The engine is definitely the most important part in a car. Without it, the car is just a huge monster that cannot go anywhere. However, when you open the hood and see a big confusing jumble of metal, tubes and wires, you may wonder how exactly the engine works. Now I would like to give you an explanation to it.

Most of the car is powered by gasoline that is burned inside the engine to create power and make the car move. Therefore, a car engine is an internal combustion engine. Well, how does the combustion take place internally? Let’s take a look.

The core of the engine is the cylinder, with the piston moving up and down inside to create power. But how could the gasoline make the piston move? Where does the combustion occur? Well, there are intake valves drawing air and gasoline into the cylinder and pushing the piston, firstly at the top, to move down. Then, due to inertia, the piston moves up to compress the fuel/air mixture. And when the piston comes up to the very point, the spark plug will emit a spark to ignite the gasoline, which causes the explosion, driving the piston down. And once the piston hits the bottom of its stroke, the exhaust valve opens to let the exhaust to go out, ready for the next cycle of combustion.
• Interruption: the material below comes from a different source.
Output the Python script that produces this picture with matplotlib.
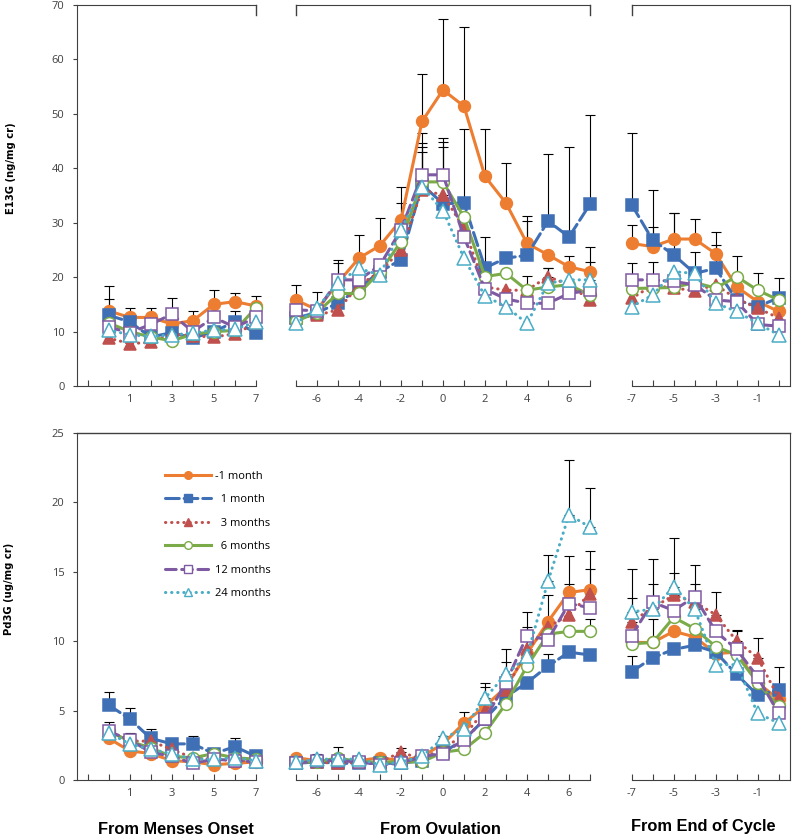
import numpy as np
import matplotlib
matplotlib.use('Agg')
import matplotlib.pyplot as plt
from matplotlib.lines import Line2D

plt.rcParams['font.family'] = ['Open Sans', 'DejaVu Sans']

nan = np.nan

# Series (same order in every panel)
series_labels = ['-1 month', '  1 month', '  3 months', '  6 months', '12 months', '24 months']

# Days for each panel
days_menses = [0, 1, 2, 3, 4, 5, 6, 7]
days_ovul = [-7, -6, -5, -4, -3, -2, -1, 0, 1, 2, 3, 4, 5, 6, 7]
days_end = [-7, -6, -5, -4, -3, -2, -1, 0]

# E13G (ng/mg cr) values, one row per series
e13g_menses = [
    [13.8, 12.6, 12.6, 11.4, 12.0, 15.0, 15.5, 14.7],
    [13.0, 11.8, 9.0, 9.8, 8.8, 10.0, 11.8, 9.8],
    [8.8, 7.8, 8.0, 9.6, 9.2, 9.0, 9.6, 11.5],
    [11.6, 10.0, 9.0, 8.3, 9.5, 10.0, 10.2, 14.4],
    [10.8, 9.8, 11.3, 13.2, 10.0, 12.6, 10.8, 12.6],
    [10.3, 9.4, 9.1, 9.4, 9.7, 10.3, 10.4, 11.8],
]
e13g_menses_err = [
    [4.6, 1.7, 1.7, 4.7, 1.7, 2.6, 1.6, 1.8],
    [3.0, nan, nan, nan, nan, nan, 2.0, nan],
    [nan] * 8,
    [nan] * 8,
    [nan] * 8,
    [nan] * 8,
]
e13g_ovul = [
    [15.8, 14.0, 19.0, 23.5, 25.8, 30.5, 48.6, 54.4, 51.4, 38.5, 33.6, 26.2, 24.1, 21.9, 21.0],
    [12.5, 13.5, 15.2, 18.0, 21.0, 23.2, 37.0, 33.5, 33.6, 21.7, 23.5, 24.0, 30.3, 27.4, 33.4],
    [12.5, 13.0, 14.0, 18.5, 21.0, 25.0, 36.0, 35.1, 29.0, 18.2, 17.6, 17.6, 20.1, 18.6, 15.8],
    [11.9, 13.5, 17.0, 17.0, 21.0, 26.5, 37.5, 37.5, 31.0, 20.1, 20.7, 17.6, 18.2, 18.6, 16.7],
    [14.0, 13.8, 19.5, 19.5, 22.2, 28.7, 38.8, 38.8, 27.4, 17.8, 16.0, 15.2, 15.2, 17.0, 17.6],
    [11.5, 14.3, 19.0, 21.6, 20.4, 28.7, 36.6, 32.2, 23.5, 16.5, 14.6, 11.5, 18.9, 19.5, 19.5],
]
e13g_ovul_err = [
    [2.8, 3.3, 4.1, 4.2, 5.1, 6.0, 8.7, 13.1, 14.5, 8.8, 7.3, 5.0, nan, 1.9, 4.6],
    [nan, nan, nan, nan, nan, nan, nan, nan, 13.7, 5.6, nan, 6.4, 12.3, 16.6, 16.4],
    [nan, nan, nan, nan, nan, nan, 8.0, 8.9, nan, nan, nan, nan, 1.5, nan, nan],
    [nan, nan, nan, nan, nan, nan, 7.1, 7.4, nan, nan, nan, 2.6, nan, nan, nan],
    [nan, nan, 3.1, nan, nan, 4.9, 7.6, 6.7, nan, nan, nan, nan, nan, nan, nan],
    [nan, nan, nan, nan, nan, nan, 6.4, nan, nan, nan, nan, nan, 2.7, nan, 3.3],
]
e13g_end = [
    [26.2, 25.6, 27.0, 27.0, 24.3, 18.2, 15.5, 13.7],
    [33.3, 26.8, 24.1, 20.7, 21.6, 15.8, 14.6, 16.2],
    [16.1, 18.5, 18.0, 17.5, 18.6, 16.0, 14.3, 12.5],
    [17.9, 18.0, 18.1, 19.0, 18.0, 20.1, 17.6, 15.8],
    [19.5, 19.5, 19.2, 18.6, 15.8, 15.5, 11.3, 11.0],
    [14.6, 16.7, 21.0, 20.7, 15.2, 13.7, 11.5, 9.4],
]
e13g_end_err = [
    [3.4, 3.7, 4.7, 3.6, 4.0, nan, nan, nan],
    [13.1, 9.2, 7.6, 4.0, 4.3, nan, nan, nan],
    [nan] * 8,
    [nan, nan, nan, nan, nan, 3.7, 3.1, 4.0],
    [3.1, 3.2, nan, nan, nan, nan, nan, nan],
    [nan] * 8,
]

# Pd3G (ug/mg cr) values
pd3g_menses = [
    [3.0, 2.1, 1.9, 1.4, 1.3, 1.1, 1.2, 1.3],
    [5.4, 4.4, 3.0, 2.6, 2.6, 1.9, 2.4, 1.7],
    [3.5, 2.8, 2.8, 2.2, 1.6, 1.5, 1.4, 1.4],
    [3.5, 2.8, 2.3, 1.7, 1.6, 1.9, 1.6, 1.5],
    [3.5, 2.9, 2.0, 1.7, 1.2, 1.5, 1.4, 1.3],
    [3.4, 2.6, 2.2, 1.9, 1.5, 1.5, 1.6, 1.4],
]
pd3g_menses_err = [
    [nan] * 8,
    [0.9, 0.8, 0.7, 0.4, 0.6, nan, 0.6, nan],
    [nan] * 8,
    [0.7, nan, nan, nan, nan, nan, nan, nan],
    [nan, 0.5, nan, nan, nan, nan, nan, nan],
    [nan] * 8,
]
pd3g_ovul = [
    [1.6, 1.4, 1.4, 1.4, 1.6, 1.4, 1.7, 2.6, 4.1, 5.3, 6.7, 9.1, 11.4, 13.5, 13.7],
    [1.2, 1.3, 1.2, 1.2, 1.2, 1.2, 1.4, 2.0, 2.9, 4.4, 6.0, 7.0, 8.2, 9.2, 9.0],
    [1.3, 1.3, 1.2, 1.3, 1.3, 2.0, 1.5, 2.3, 3.2, 5.0, 6.5, 9.4, 11.0, 11.9, 13.4],
    [1.3, 1.3, 1.6, 1.3, 1.3, 1.3, 1.3, 2.0, 2.2, 3.4, 5.5, 8.2, 10.5, 10.7, 10.7],
    [1.2, 1.4, 1.4, 1.3, 1.1, 1.2, 1.7, 1.9, 2.9, 4.4, 7.0, 10.4, 10.1, 12.7, 12.4],
    [1.3, 1.5, 1.5, 1.5, 1.1, 1.3, 1.7, 3.0, 3.7, 5.9, 7.6, 8.9, 14.3, 19.1, 18.2],
]
pd3g_ovul_err = [
    [nan, nan, nan, nan, nan, nan, nan, 0.6, 0.8, 1.4, nan, nan, 1.9, 2.6, 2.8],
    [nan, nan, nan, nan, nan, nan, nan, nan, nan, nan, nan, nan, 0.9, nan, nan],
    [nan, nan, nan, nan, nan, 0.3, nan, nan, nan, nan, nan, 1.6, nan, nan, 1.8],
    [nan, nan, 0.8, nan, nan, nan, nan, nan, nan, nan, nan, nan, nan, nan, 0.9],
    [nan, nan, nan, nan, nan, nan, nan, nan, nan, nan, 1.5, 1.7, nan, 1.4, nan],
    [nan, 0.4, nan, nan, nan, nan, nan, nan, nan, 1.1, 1.8, nan, 1.9, 3.9, 2.8],
]
pd3g_end = [
    [9.9, 9.9, 10.7, 10.3, 9.1, 9.2, 7.0, 5.8],
    [7.8, 8.8, 9.4, 9.7, 9.2, 7.6, 6.1, 6.5],
    [11.4, 12.4, 13.3, 12.8, 11.9, 10.0, 8.8, 5.9],
    [9.8, 9.9, 11.7, 10.9, 9.6, 9.0, 7.0, 5.3],
    [10.4, 12.8, 12.2, 13.2, 10.7, 9.4, 7.4, 4.8],
    [12.1, 12.3, 13.9, 12.3, 8.3, 8.3, 4.8, 4.1],
]
pd3g_end_err = [
    [nan, nan, nan, nan, nan, nan, nan, nan],
    [1.1, nan, nan, nan, nan, nan, nan, 1.6],
    [1.7, nan, 1.6, nan, 1.6, 0.8, 1.4, nan],
    [nan, 1.7, nan, nan, nan, nan, nan, nan],
    [nan, 3.1, nan, 2.3, nan, 1.3, nan, nan],
    [3.1, 1.8, 3.5, 1.8, nan, nan, nan, nan],
]

# styles
colors = ['#ED7D31', '#3F6FB5', '#C0504D', '#7AAB48', '#7E5AA2', '#4BACC6']
markers = ['o', 's', '^', 'o', 's', '^']
filled = [True, True, True, False, False, False]
dashes = [(), (4.5, 1.6), (0.1, 1.9), (), (3.5, 1.8), (0.1, 1.9)]
msizes = [8.5, 8.5, 9, 8.5, 9, 9.5]

W, H = 792, 839
axis_col = '#404040'
tick_col = '#404040'


def box(x0, x1, ytop, ybot):
    return [x0 / W, 1 - ybot / H, (x1 - x0) / W, (ybot - ytop) / H]


def draw(ax, days, vals, errs):
    days = np.array(days)
    for i in range(6):
        y = np.array(vals[i])
        e = np.array(errs[i])
        m = ~np.isnan(e)
        if m.any():
            ax.errorbar(days[m], y[m], yerr=[np.zeros(m.sum()), e[m]], fmt='none',
                        ecolor='black', elinewidth=0.8, capsize=3.5, capthick=0.8,
                        zorder=1, clip_on=False)
        ax.plot(days, y, color=colors[i], lw=2.2, dashes=dashes[i],
                dash_capstyle='round', marker=markers[i], ms=msizes[i],
                mfc=colors[i] if filled[i] else 'white', mec=colors[i],
                mew=1.1, zorder=3 + i, clip_on=False)


def setup(ax, xlim, ticks, labelled, ylim, yticks, left):
    ax.set_xlim(*xlim)
    ax.set_ylim(*ylim)
    ax.set_xticks(ticks)
    ax.set_xticklabels([str(t) if t in labelled else '' for t in ticks])
    ax.tick_params(axis='x', direction='in', length=4, width=0.8, pad=6,
                   labelsize=8, labelcolor=tick_col, color=axis_col)
    for s in ['top', 'right', 'left', 'bottom']:
        ax.spines[s].set_visible(False)
    ax.spines['bottom'].set_visible(True)
    ax.spines['bottom'].set_color(axis_col)
    if left:
        ax.spines['left'].set_visible(True)
        ax.spines['left'].set_color(axis_col)
        ax.set_yticks(yticks)
        ax.tick_params(axis='y', direction='out', length=3, width=0.8, pad=6,
                       labelsize=8, labelcolor=tick_col, color=axis_col)
    else:
        ax.tick_params(axis='y', left=False, labelleft=False)


fig = plt.figure(figsize=(W / 100, H / 100), dpi=100)

top_y = (5, 386)
bot_y = (432.7, 780)
col_x = [(77, 256), (296, 590), (631.7, 790)]
xlims = [(-1.5, 7), (-7, 7), (-7, 0.54)]
xticks = [list(range(-1, 8)), list(range(-7, 8)), list(range(-7, 1))]
xlabs = [[1, 3, 5, 7], [-6, -4, -2, 0, 2, 4, 6], [-7, -5, -3, -1]]

top_data = [(days_menses, e13g_menses, e13g_menses_err),
            (days_ovul, e13g_ovul, e13g_ovul_err),
            (days_end, e13g_end, e13g_end_err)]
bot_data = [(days_menses, pd3g_menses, pd3g_menses_err),
            (days_ovul, pd3g_ovul, pd3g_ovul_err),
            (days_end, pd3g_end, pd3g_end_err)]

# top row (E13G)
tick_h = 10 / (top_y[1] - top_y[0])
for j in range(3):
    ax = fig.add_axes(box(col_x[j][0], col_x[j][1], *top_y))
    setup(ax, xlims[j], xticks[j], xlabs[j], (0, 70), range(0, 71, 10), j == 0)
    ax.spines['top'].set_visible(True)
    ax.spines['top'].set_color(axis_col)
    if j < 2:
        ax.plot([1, 1], [1, 1 - tick_h], transform=ax.transAxes, color=axis_col,
                lw=1, clip_on=False)
    if j > 0:
        ax.plot([0, 0], [1, 1 - tick_h], transform=ax.transAxes, color=axis_col,
                lw=1, clip_on=False)
    if j == 2:
        ax.spines['right'].set_visible(True)
        ax.spines['right'].set_color(axis_col)
    draw(ax, *top_data[j])

# bottom row (Pd3G)
bot_axes = []
for j in range(3):
    ax = fig.add_axes(box(col_x[j][0], col_x[j][1], *bot_y))
    setup(ax, xlims[j], xticks[j], xlabs[j], (0, 25), range(0, 26, 5), j == 0)
    if j == 2:
        ax.spines['right'].set_visible(True)
        ax.spines['right'].set_color(axis_col)
    draw(ax, *bot_data[j])
    bot_axes.append(ax)

# continuous top frame line of the bottom row
yl = 1 - bot_y[0] / H
fig.add_artist(Line2D([77 / W, 790 / W], [yl, yl], color=axis_col, lw=1))

# legend
handles = []
for i in range(6):
    handles.append(Line2D([], [], color=colors[i], lw=2.2, dashes=dashes[i],
                          dash_capstyle='round', marker=markers[i], ms=5.5,
                          mfc=colors[i] if filled[i] else 'white', mec=colors[i],
                          mew=1.0))
bot_axes[0].legend(handles, series_labels, loc='upper left',
                   bbox_to_anchor=(0.49, 0.89), frameon=False, fontsize=8,
                   handlelength=4.2, handletextpad=0.3, labelspacing=1.12,
                   borderpad=0, borderaxespad=0)

# axis titles
fig.text(11 / W, 1 - 168 / H, 'E13G (ng/mg cr)', rotation=90, ha='center',
         va='center', fontsize=7.2, fontweight='bold', family='DejaVu Sans')
fig.text(9 / W, 1 - 589 / H, 'Pd3G (ug/mg cr)', rotation=90, ha='center',
         va='center', fontsize=7.2, fontweight='bold', family='DejaVu Sans')
fig.text(176 / W, 1 - 829 / H, 'From Menses Onset', ha='center', va='center',
         fontsize=11.8, fontweight='bold', family='Liberation Sans')
fig.text(440 / W, 1 - 829 / H, 'From Ovulation', ha='center', va='center',
         fontsize=11.8, fontweight='bold', family='Liberation Sans')
fig.text(703 / W, 1 - 827 / H, 'From End of Cycle', ha='center', va='center',
         fontsize=11.8, fontweight='bold', family='Liberation Sans')

fig.savefig('out.png', dpi=100)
Besides, although the motion produced by piston is linear, the linear motion is converted into rotational motion by the crankshaft at last. Also, in a car engine, there are at least 4 cylinders, which are usually arranged in one of three ways: inline, V or flat. And each of them has different advantages and disadvantages. Thus, choosing a specific cylinder arrangement is influenced by cost, space available under the hood, position requirements, existing manufacturing facilities, power to weight ratio, etc.

Moreover, you might be curious about why we should have six or eight cylinders in a car engine. After all, is it possible that we could gain the same power if we install a big cylinder of the same displacement of six or eight cylinders? Well, regretfully, the answer is no. A V-8 engine is much smoother because it has eight evenly spaced explosions instead of one big explosion. Another reason is starting torque. When you start a V-8 engine, you are only driving two cylinders (1 liter) through their compression strokes, but with one big cylinder you would have to compress 4 liters instead.

Finally, I would like to point out three basics things that will keep engine from running. The first is bad fuel mix that is mainly caused by clogged intake or an impurity in the fuel. The second is lack of compression that results from worn piston rings and not properly sealing intake or exhaust valves. The last one is lack of spark that is caused by worn out or missing wires. Therefore, you should check your engine from time to time in case that it breaks down suddenly.